**Problem**
All entries must be repeated exactly; do not include the pictures.

**Given data**
....
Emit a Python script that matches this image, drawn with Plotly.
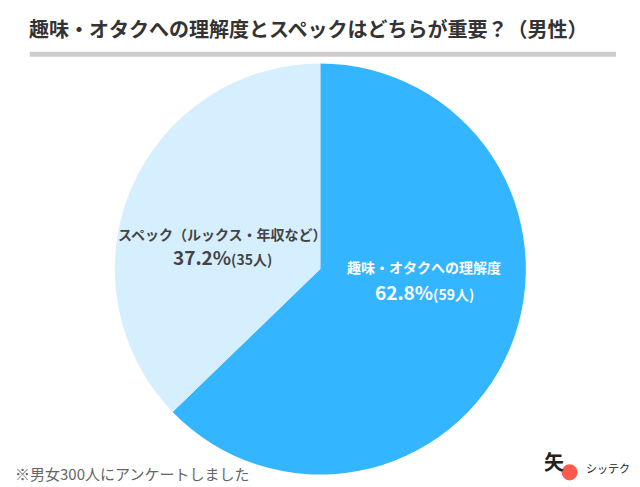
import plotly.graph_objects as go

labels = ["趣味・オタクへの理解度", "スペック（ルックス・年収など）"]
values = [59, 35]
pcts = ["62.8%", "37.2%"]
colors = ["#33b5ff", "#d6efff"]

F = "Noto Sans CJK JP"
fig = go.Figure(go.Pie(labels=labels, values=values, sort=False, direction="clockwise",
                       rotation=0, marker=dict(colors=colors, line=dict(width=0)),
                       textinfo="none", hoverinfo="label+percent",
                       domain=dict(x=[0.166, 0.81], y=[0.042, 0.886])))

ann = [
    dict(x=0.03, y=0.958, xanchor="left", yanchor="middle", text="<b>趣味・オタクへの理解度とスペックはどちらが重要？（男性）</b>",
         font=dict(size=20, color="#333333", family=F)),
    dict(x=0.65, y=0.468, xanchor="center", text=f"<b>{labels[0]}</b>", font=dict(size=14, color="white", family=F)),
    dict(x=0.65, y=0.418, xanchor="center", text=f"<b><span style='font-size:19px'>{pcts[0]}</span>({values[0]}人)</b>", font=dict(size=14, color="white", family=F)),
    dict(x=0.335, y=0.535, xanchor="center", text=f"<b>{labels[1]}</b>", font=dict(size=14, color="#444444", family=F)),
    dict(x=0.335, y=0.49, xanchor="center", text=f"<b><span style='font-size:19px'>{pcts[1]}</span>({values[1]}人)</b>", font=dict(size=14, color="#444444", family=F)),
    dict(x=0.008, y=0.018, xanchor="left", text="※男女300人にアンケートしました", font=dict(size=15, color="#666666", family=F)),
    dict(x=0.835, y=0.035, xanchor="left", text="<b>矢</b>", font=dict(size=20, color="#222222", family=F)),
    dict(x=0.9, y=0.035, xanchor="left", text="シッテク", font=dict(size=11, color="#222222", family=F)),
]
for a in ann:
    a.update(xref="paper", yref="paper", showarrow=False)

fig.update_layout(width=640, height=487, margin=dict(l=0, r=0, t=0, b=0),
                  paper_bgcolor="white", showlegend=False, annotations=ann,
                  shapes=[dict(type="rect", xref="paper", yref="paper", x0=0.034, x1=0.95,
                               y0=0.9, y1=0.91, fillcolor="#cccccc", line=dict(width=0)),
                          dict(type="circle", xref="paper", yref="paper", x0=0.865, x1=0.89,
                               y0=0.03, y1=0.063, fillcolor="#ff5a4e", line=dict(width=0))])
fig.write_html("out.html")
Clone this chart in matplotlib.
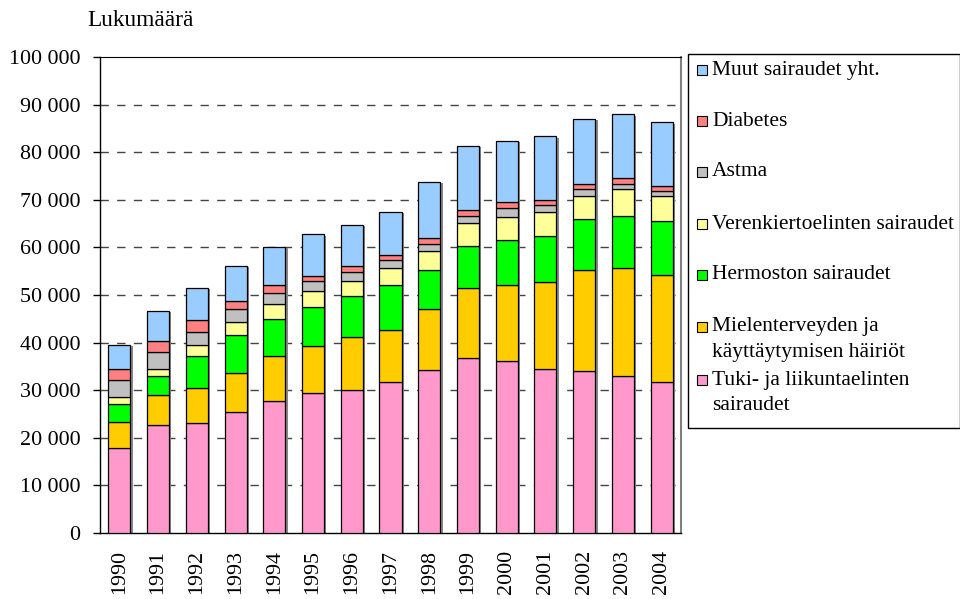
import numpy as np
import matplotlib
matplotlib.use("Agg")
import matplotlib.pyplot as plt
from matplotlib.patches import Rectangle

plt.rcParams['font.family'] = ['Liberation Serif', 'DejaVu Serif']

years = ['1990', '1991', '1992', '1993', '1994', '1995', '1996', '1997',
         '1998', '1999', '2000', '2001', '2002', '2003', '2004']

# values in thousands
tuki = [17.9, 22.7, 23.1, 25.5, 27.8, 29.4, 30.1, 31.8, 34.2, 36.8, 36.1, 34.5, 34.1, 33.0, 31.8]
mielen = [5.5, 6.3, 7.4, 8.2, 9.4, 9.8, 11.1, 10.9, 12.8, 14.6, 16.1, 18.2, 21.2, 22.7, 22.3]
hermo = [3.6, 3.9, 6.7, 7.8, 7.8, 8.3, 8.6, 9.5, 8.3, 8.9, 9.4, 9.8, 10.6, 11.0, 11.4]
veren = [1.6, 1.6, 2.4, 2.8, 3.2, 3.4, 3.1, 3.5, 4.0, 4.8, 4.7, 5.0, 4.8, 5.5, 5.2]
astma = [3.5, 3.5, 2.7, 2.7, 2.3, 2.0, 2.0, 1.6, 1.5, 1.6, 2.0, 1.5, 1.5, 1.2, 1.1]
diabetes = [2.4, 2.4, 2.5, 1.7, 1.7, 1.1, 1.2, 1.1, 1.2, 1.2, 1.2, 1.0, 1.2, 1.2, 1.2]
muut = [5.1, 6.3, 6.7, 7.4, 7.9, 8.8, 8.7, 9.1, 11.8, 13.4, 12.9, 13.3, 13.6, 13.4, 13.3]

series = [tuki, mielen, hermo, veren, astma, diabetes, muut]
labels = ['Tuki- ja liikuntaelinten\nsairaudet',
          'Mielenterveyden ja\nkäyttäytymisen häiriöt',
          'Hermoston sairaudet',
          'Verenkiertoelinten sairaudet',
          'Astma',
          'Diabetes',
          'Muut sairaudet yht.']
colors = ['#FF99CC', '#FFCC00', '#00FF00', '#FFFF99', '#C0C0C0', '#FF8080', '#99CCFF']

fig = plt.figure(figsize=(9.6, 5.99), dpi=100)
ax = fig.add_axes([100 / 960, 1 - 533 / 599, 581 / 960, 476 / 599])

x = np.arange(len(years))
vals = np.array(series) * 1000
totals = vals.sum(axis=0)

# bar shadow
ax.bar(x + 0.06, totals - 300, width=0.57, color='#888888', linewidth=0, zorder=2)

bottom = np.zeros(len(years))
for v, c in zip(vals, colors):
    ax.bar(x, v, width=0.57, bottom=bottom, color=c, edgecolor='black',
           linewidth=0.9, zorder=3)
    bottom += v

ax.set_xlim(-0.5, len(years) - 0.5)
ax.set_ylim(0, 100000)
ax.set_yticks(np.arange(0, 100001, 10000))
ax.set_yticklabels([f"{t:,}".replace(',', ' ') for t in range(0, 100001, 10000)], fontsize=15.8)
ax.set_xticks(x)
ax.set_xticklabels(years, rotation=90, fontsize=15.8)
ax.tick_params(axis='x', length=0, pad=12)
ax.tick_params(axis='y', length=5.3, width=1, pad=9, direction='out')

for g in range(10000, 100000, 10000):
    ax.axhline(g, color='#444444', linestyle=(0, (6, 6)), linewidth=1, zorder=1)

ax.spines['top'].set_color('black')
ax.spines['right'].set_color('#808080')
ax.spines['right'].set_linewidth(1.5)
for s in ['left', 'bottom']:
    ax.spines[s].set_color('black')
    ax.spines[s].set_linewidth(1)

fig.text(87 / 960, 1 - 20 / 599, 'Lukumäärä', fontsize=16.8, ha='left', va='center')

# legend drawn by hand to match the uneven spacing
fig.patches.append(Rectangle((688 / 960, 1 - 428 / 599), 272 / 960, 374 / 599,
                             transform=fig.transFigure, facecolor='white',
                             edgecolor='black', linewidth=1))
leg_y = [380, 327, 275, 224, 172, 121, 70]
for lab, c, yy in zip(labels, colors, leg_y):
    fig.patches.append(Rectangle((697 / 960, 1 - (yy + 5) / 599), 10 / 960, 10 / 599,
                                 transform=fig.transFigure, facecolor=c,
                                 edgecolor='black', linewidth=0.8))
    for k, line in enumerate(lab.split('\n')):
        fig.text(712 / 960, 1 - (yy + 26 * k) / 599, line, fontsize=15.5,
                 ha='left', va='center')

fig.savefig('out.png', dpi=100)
....
**Output for this task**
Emit a Python script that matches this image, drawn with Plotly.
import plotly.graph_objects as go

labels = ["趣味・オタクへの理解度", "スペック（ルックス・年収など）"]
values = [59, 35]
pcts = ["62.8%", "37.2%"]
colors = ["#33b5ff", "#d6efff"]

F = "Noto Sans CJK JP"
fig = go.Figure(go.Pie(labels=labels, values=values, sort=False, direction="clockwise",
                       rotation=0, marker=dict(colors=colors, line=dict(width=0)),
                       textinfo="none", hoverinfo="label+percent",
                       domain=dict(x=[0.166, 0.81], y=[0.042, 0.886])))

ann = [
    dict(x=0.03, y=0.958, xanchor="left", yanchor="middle", text="<b>趣味・オタクへの理解度とスペックはどちらが重要？（男性）</b>",
         font=dict(size=20, color="#333333", family=F)),
    dict(x=0.65, y=0.468, xanchor="center", text=f"<b>{labels[0]}</b>", font=dict(size=14, color="white", family=F)),
    dict(x=0.65, y=0.418, xanchor="center", text=f"<b><span style='font-size:19px'>{pcts[0]}</span>({values[0]}人)</b>", font=dict(size=14, color="white", family=F)),
    dict(x=0.335, y=0.535, xanchor="center", text=f"<b>{labels[1]}</b>", font=dict(size=14, color="#444444", family=F)),
    dict(x=0.335, y=0.49, xanchor="center", text=f"<b><span style='font-size:19px'>{pcts[1]}</span>({values[1]}人)</b>", font=dict(size=14, color="#444444", family=F)),
    dict(x=0.008, y=0.018, xanchor="left", text="※男女300人にアンケートしました", font=dict(size=15, color="#666666", family=F)),
    dict(x=0.835, y=0.035, xanchor="left", text="<b>矢</b>", font=dict(size=20, color="#222222", family=F)),
    dict(x=0.9, y=0.035, xanchor="left", text="シッテク", font=dict(size=11, color="#222222", family=F)),
]
for a in ann:
    a.update(xref="paper", yref="paper", showarrow=False)

fig.update_layout(width=640, height=487, margin=dict(l=0, r=0, t=0, b=0),
                  paper_bgcolor="white", showlegend=False, annotations=ann,
                  shapes=[dict(type="rect", xref="paper", yref="paper", x0=0.034, x1=0.95,
                               y0=0.9, y1=0.91, fillcolor="#cccccc", line=dict(width=0)),
                          dict(type="circle", xref="paper", yref="paper", x0=0.865, x1=0.89,
                               y0=0.03, y1=0.063, fillcolor="#ff5a4e", line=dict(width=0))])
fig.write_html("out.html")
Clone this chart in matplotlib.
import numpy as np
import matplotlib
matplotlib.use("Agg")
import matplotlib.pyplot as plt
from matplotlib.patches import Rectangle

plt.rcParams['font.family'] = ['Liberation Serif', 'DejaVu Serif']

years = ['1990', '1991', '1992', '1993', '1994', '1995', '1996', '1997',
         '1998', '1999', '2000', '2001', '2002', '2003', '2004']

# values in thousands
tuki = [17.9, 22.7, 23.1, 25.5, 27.8, 29.4, 30.1, 31.8, 34.2, 36.8, 36.1, 34.5, 34.1, 33.0, 31.8]
mielen = [5.5, 6.3, 7.4, 8.2, 9.4, 9.8, 11.1, 10.9, 12.8, 14.6, 16.1, 18.2, 21.2, 22.7, 22.3]
hermo = [3.6, 3.9, 6.7, 7.8, 7.8, 8.3, 8.6, 9.5, 8.3, 8.9, 9.4, 9.8, 10.6, 11.0, 11.4]
veren = [1.6, 1.6, 2.4, 2.8, 3.2, 3.4, 3.1, 3.5, 4.0, 4.8, 4.7, 5.0, 4.8, 5.5, 5.2]
astma = [3.5, 3.5, 2.7, 2.7, 2.3, 2.0, 2.0, 1.6, 1.5, 1.6, 2.0, 1.5, 1.5, 1.2, 1.1]
diabetes = [2.4, 2.4, 2.5, 1.7, 1.7, 1.1, 1.2, 1.1, 1.2, 1.2, 1.2, 1.0, 1.2, 1.2, 1.2]
muut = [5.1, 6.3, 6.7, 7.4, 7.9, 8.8, 8.7, 9.1, 11.8, 13.4, 12.9, 13.3, 13.6, 13.4, 13.3]

series = [tuki, mielen, hermo, veren, astma, diabetes, muut]
labels = ['Tuki- ja liikuntaelinten\nsairaudet',
          'Mielenterveyden ja\nkäyttäytymisen häiriöt',
          'Hermoston sairaudet',
          'Verenkiertoelinten sairaudet',
          'Astma',
          'Diabetes',
          'Muut sairaudet yht.']
colors = ['#FF99CC', '#FFCC00', '#00FF00', '#FFFF99', '#C0C0C0', '#FF8080', '#99CCFF']

fig = plt.figure(figsize=(9.6, 5.99), dpi=100)
ax = fig.add_axes([100 / 960, 1 - 533 / 599, 581 / 960, 476 / 599])

x = np.arange(len(years))
vals = np.array(series) * 1000
totals = vals.sum(axis=0)

# bar shadow
ax.bar(x + 0.06, totals - 300, width=0.57, color='#888888', linewidth=0, zorder=2)

bottom = np.zeros(len(years))
for v, c in zip(vals, colors):
    ax.bar(x, v, width=0.57, bottom=bottom, color=c, edgecolor='black',
           linewidth=0.9, zorder=3)
    bottom += v

ax.set_xlim(-0.5, len(years) - 0.5)
ax.set_ylim(0, 100000)
ax.set_yticks(np.arange(0, 100001, 10000))
ax.set_yticklabels([f"{t:,}".replace(',', ' ') for t in range(0, 100001, 10000)], fontsize=15.8)
ax.set_xticks(x)
ax.set_xticklabels(years, rotation=90, fontsize=15.8)
ax.tick_params(axis='x', length=0, pad=12)
ax.tick_params(axis='y', length=5.3, width=1, pad=9, direction='out')

for g in range(10000, 100000, 10000):
    ax.axhline(g, color='#444444', linestyle=(0, (6, 6)), linewidth=1, zorder=1)

ax.spines['top'].set_color('black')
ax.spines['right'].set_color('#808080')
ax.spines['right'].set_linewidth(1.5)
for s in ['left', 'bottom']:
    ax.spines[s].set_color('black')
    ax.spines[s].set_linewidth(1)

fig.text(87 / 960, 1 - 20 / 599, 'Lukumäärä', fontsize=16.8, ha='left', va='center')

# legend drawn by hand to match the uneven spacing
fig.patches.append(Rectangle((688 / 960, 1 - 428 / 599), 272 / 960, 374 / 599,
                             transform=fig.transFigure, facecolor='white',
                             edgecolor='black', linewidth=1))
leg_y = [380, 327, 275, 224, 172, 121, 70]
for lab, c, yy in zip(labels, colors, leg_y):
    fig.patches.append(Rectangle((697 / 960, 1 - (yy + 5) / 599), 10 / 960, 10 / 599,
                                 transform=fig.transFigure, facecolor=c,
                                 edgecolor='black', linewidth=0.8))
    for k, line in enumerate(lab.split('\n')):
        fig.text(712 / 960, 1 - (yy + 26 * k) / 599, line, fontsize=15.5,
                 ha='left', va='center')

fig.savefig('out.png', dpi=100)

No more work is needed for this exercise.